People do not uproot themselves and leave the rhythms of home “for light and transient causes.” These people are not coming to Florida just for the weather. They are fleeing the woke regime of blue America—an abusive, lawless, totalitarian regime which is waging war against American principles and the American way of life.

DeSantis continued:

Now, this great exodus of Americans, for those folks, Florida, for so many of them, has served as the promised land. We have embraced freedom. We have maintained law and order. We have protected the rights of parents. We have respected our taxpayers, and we reject woke ideology. We fight the woke in the legislature. We fight the woke in the schools. We fight the woke in the corporations. We will never, ever surrender to the woke mob. Florida is where woke goes to die.

In evoking Churchill’s speech, DeSantis lets us know that the woke regime is bearing down on America.

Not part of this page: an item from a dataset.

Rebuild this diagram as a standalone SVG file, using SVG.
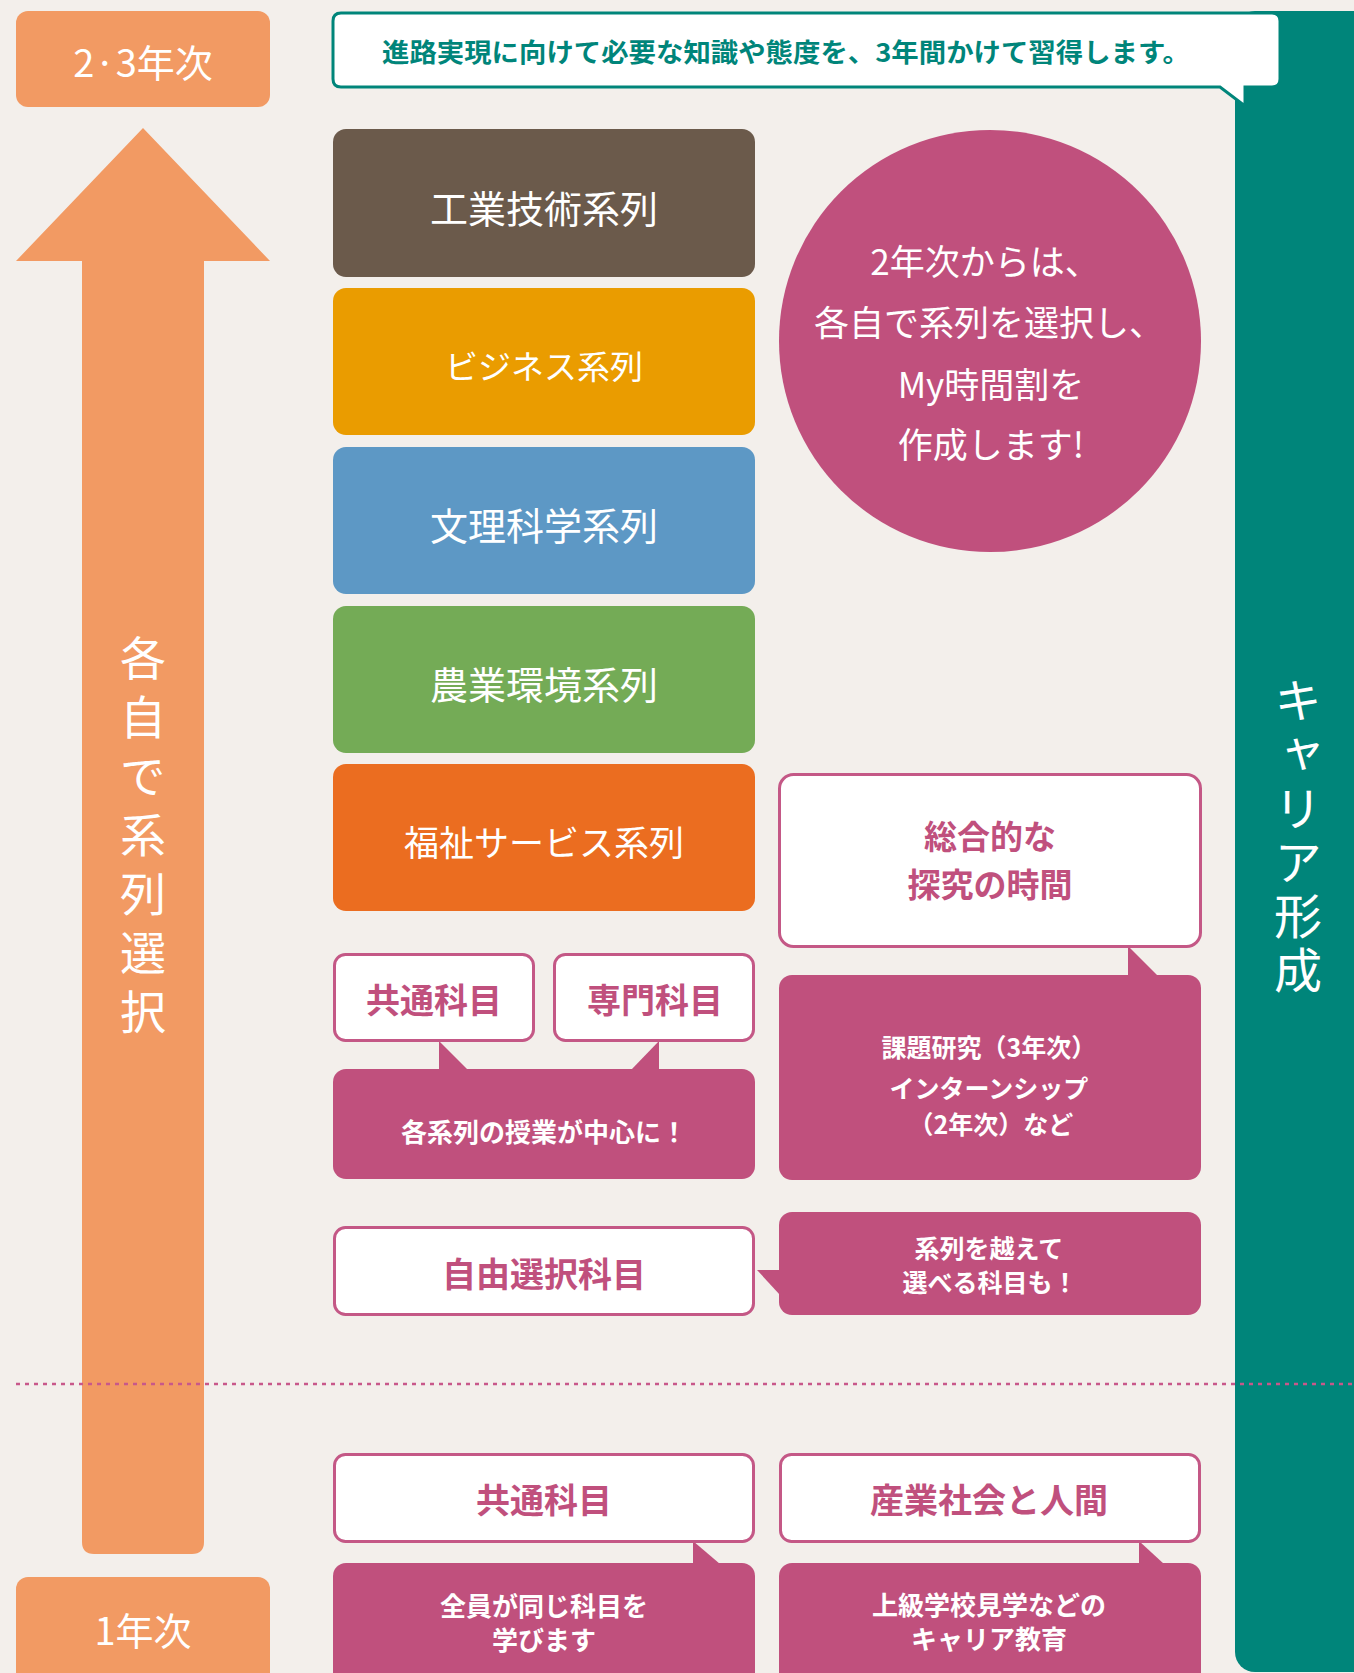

In the urgent cadences of war, DeSantis tells us that America will not survive unless she defeats the woke regime. He believes this regime is so evil and powerful that he can, without bathos, compare it to the Nazi regime.

Some Unsolicited Advice

DeSantis has made a good start. He has told us that we are at war with a deadly regime, the woke regime. You cannot win a war unless you know you are in one.

But at some point soon, he must go further. He must show a voting majority of Americans that wokeism is the challenge of our generation, as Nazism was the challenge of the WWII generation and Communism for two generations thereafter.

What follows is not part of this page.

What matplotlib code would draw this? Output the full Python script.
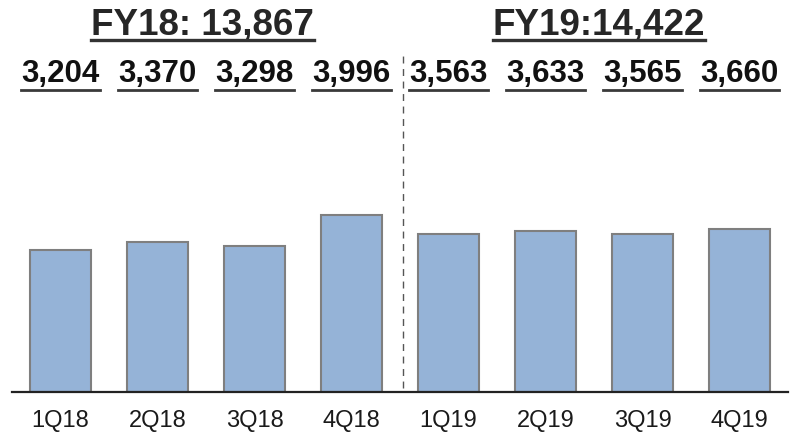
import matplotlib
matplotlib.use("Agg")
import matplotlib.pyplot as plt
from matplotlib.lines import Line2D

quarters = ["1Q18", "2Q18", "3Q18", "4Q18", "1Q19", "2Q19", "3Q19", "4Q19"]
values = [3204, 3370, 3298, 3996, 3563, 3633, 3565, 3660]
years = ["FY18: 13,867", "FY19:14,422"]

plt.rcParams['font.family'] = ['Liberation Sans', 'DejaVu Sans']

W, H = 796, 434
fig = plt.figure(figsize=(W / 100, H / 100), dpi=100)
base = 392
ax = fig.add_axes([12 / W, (H - base) / H, 776 / W, base / H])

x = list(range(len(quarters)))
ax.bar(x, values, width=0.62, color="#95b3d7", edgecolor="#7f7f7f", linewidth=1.5, zorder=2)
ax.set_xlim(-0.5, 7.5)
ax.set_ylim(0, base / 0.0444)

for s in ["top", "right", "left"]:
    ax.spines[s].set_visible(False)
ax.spines["bottom"].set_linewidth(1.6)
ax.spines["bottom"].set_color("#222222")
ax.set_yticks([])
ax.set_xticks(x)
ax.set_xticklabels(quarters, fontsize=17, color="#1a1a1a")
ax.tick_params(axis="x", length=0, pad=13)

# dashed separator between fiscal years
ax.plot([3.5 + 0.03, 3.5 + 0.03], [(base - 388) / base, (base - 55) / base],
        transform=ax.get_xaxis_transform(), color="#555555", lw=1.0,
        ls=(0, (5, 4)), clip_on=False)

tr = ax.get_xaxis_transform()
labels = []
for xi, v in zip(x, values):
    t = ax.text(xi, (base - 82) / base, f"{v:,}", ha="center", va="baseline",
                fontsize=22.5, fontweight="bold", color="#111111", transform=tr)
    labels.append((t, 8, 2.0, "#3a3a3a"))

heads_x = [1.46, 5.55]
for hx, ht in zip(heads_x, years):
    t = ax.text(hx, (base - 34) / base, ht, ha="center", va="baseline",
                fontsize=26.5, fontweight="bold", color="#262626", transform=tr)
    labels.append((t, 6, 2.4, "#333333"))

fig.canvas.draw()
r = fig.canvas.get_renderer()
for t, off, lw, col in labels:
    bb = t.get_window_extent(r)
    # baseline pixel position
    _, by = tr.transform((0, t.get_position()[1]))
    yy = (by - off) / H
    fig.add_artist(Line2D([bb.x0 / W, bb.x1 / W], [yy, yy], transform=fig.transFigure,
                          color=col, lw=lw))

fig.savefig("out.png", dpi=100)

And he must back up his claim. He has given us at least one piece of substantial evidence: in large numbers, people are fleeing their homes. Still, we need more. We shall not address the problem with the right strategies and people or the necessary resolve until we believe the country’s life truly is at stake. DeSantis needs to put America on a war footing.

In today’s environment, where there is a keen and deepening generalized awareness of danger, I think there is a hunger for a reasoned account of that danger. DeSantis’s most important role—the role of any statesman who is to rise to the historic challenge of this crisis—is to give such an account, one that calls a morally indifferent nation back to the principles of the founding.

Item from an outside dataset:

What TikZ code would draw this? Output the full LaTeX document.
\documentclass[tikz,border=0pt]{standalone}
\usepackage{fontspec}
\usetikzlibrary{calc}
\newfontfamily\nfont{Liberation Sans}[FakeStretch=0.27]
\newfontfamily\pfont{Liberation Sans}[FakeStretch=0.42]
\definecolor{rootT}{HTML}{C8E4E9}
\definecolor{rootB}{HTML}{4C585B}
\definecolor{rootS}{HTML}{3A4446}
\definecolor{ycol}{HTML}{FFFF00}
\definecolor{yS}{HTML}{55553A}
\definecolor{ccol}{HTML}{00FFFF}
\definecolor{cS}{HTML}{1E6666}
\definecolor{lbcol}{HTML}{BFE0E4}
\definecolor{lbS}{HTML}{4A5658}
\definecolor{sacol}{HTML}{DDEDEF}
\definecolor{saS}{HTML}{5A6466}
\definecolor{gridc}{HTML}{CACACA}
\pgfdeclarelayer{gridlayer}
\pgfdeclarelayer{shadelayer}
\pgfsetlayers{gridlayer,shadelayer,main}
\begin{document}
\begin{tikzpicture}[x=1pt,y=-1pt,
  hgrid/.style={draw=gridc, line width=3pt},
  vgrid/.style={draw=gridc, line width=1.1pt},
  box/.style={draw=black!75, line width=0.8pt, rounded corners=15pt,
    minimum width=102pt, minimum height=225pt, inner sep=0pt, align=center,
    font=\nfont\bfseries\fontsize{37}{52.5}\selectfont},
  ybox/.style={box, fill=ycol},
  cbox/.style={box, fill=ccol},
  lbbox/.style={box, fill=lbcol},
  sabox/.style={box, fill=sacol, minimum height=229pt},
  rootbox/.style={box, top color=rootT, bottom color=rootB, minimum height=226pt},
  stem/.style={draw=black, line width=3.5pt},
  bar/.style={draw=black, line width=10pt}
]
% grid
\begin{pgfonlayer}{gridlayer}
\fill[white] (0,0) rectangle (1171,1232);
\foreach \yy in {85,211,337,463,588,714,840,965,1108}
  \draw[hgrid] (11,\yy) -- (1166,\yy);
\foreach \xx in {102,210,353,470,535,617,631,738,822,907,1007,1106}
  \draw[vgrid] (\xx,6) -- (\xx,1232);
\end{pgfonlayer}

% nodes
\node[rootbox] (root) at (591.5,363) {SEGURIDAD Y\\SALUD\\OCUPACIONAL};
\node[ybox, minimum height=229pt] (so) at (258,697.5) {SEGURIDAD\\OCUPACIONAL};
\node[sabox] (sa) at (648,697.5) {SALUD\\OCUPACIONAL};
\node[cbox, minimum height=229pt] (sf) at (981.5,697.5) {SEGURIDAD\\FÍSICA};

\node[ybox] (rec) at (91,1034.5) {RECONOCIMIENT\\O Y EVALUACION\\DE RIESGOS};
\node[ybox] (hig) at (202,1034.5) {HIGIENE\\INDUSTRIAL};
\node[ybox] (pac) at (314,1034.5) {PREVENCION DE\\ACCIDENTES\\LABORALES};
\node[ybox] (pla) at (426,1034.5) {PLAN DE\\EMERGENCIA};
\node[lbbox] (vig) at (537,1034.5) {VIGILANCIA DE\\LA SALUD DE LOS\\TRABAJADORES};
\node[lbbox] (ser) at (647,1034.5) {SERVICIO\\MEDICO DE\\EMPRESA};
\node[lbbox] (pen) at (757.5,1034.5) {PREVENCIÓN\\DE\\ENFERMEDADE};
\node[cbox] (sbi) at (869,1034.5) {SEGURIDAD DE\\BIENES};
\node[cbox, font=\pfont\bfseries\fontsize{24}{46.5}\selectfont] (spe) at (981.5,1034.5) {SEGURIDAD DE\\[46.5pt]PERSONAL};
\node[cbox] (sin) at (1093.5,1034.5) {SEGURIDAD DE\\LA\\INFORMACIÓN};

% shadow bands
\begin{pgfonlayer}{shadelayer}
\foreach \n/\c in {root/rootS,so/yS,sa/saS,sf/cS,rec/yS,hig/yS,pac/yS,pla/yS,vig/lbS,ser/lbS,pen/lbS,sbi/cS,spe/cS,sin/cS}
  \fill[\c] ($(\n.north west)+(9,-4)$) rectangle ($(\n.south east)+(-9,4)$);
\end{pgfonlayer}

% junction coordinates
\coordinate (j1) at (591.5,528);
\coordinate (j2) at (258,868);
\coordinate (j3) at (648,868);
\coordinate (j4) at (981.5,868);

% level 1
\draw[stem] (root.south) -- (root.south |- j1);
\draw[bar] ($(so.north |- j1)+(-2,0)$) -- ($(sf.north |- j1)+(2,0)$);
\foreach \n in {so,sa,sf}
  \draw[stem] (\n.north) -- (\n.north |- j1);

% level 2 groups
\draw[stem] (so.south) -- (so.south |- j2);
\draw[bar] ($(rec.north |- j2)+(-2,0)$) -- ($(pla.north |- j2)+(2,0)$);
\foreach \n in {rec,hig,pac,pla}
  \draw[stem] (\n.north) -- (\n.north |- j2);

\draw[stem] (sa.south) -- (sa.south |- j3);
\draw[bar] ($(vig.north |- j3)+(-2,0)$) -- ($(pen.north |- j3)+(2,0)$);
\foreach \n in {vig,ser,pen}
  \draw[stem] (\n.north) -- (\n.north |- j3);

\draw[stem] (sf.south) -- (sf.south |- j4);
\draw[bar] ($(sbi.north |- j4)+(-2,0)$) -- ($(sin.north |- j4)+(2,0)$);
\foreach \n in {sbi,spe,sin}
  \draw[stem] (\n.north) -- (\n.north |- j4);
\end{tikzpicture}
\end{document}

So far as I can tell, there is no national Republican elected official who fully understands the threat except for Trump and DeSantis. The national figure not in politics who best gets it probably is Tucker Carlson. Night after night, in artful, insightful monologues, Carlson flays some aspect of the woke regime. He is the best we have, but he is not going to lead a major political movement. For that we need a statesman. That could well be DeSantis. And so I presume to offer him advice he hasn’t asked for:

He should make defeating wokeism his central purpose, with the goal of making it the central purpose of the Republican Party (which currently has no central purpose). Presumably DeSantis will run for the presidency. But even if he doesn’t, his first goal should be the mobilization of America. He should make anti-wokeism (and its opposite, pro-Americanism) the theme of the next Republican administration, whether it is his administration or not.

To develop an anti-woke (pro-American) agenda, DeSantis must first help us understand the woke regime, the woke way of life. He must explain that this way of life cannot possibly coexist with the American way of life. The two regimes have utterly irreconcilable understandings of a just society.

For the American regime, a just society is one in which free men and women pursue happiness according to their abilities and according to nature. Such a society is one where merit rules. For the woke regime, on the other hand, a just society is one where the regime imposes identity group quotas based on victimhood rankings. Such a regime makes war on merit.

It’s one regime or the other. You can’t offer admission to college (or anything else) according to group quotas and, at the same time, offer admission according to merit. I suggest DeSantis frame the debate accordingly: the merit regime vs. the group quota regime (or simply, merit vs. group quotas).

DeSantis should be very clear: woke revolutionaries attempt not to improve our culture, or remake aspects of it, but to destroy it or lead us to destroy it ourselves—not partially but completely. Like (crazed) revolutionaries everywhere, they believe the world must be purified, no matter the cost.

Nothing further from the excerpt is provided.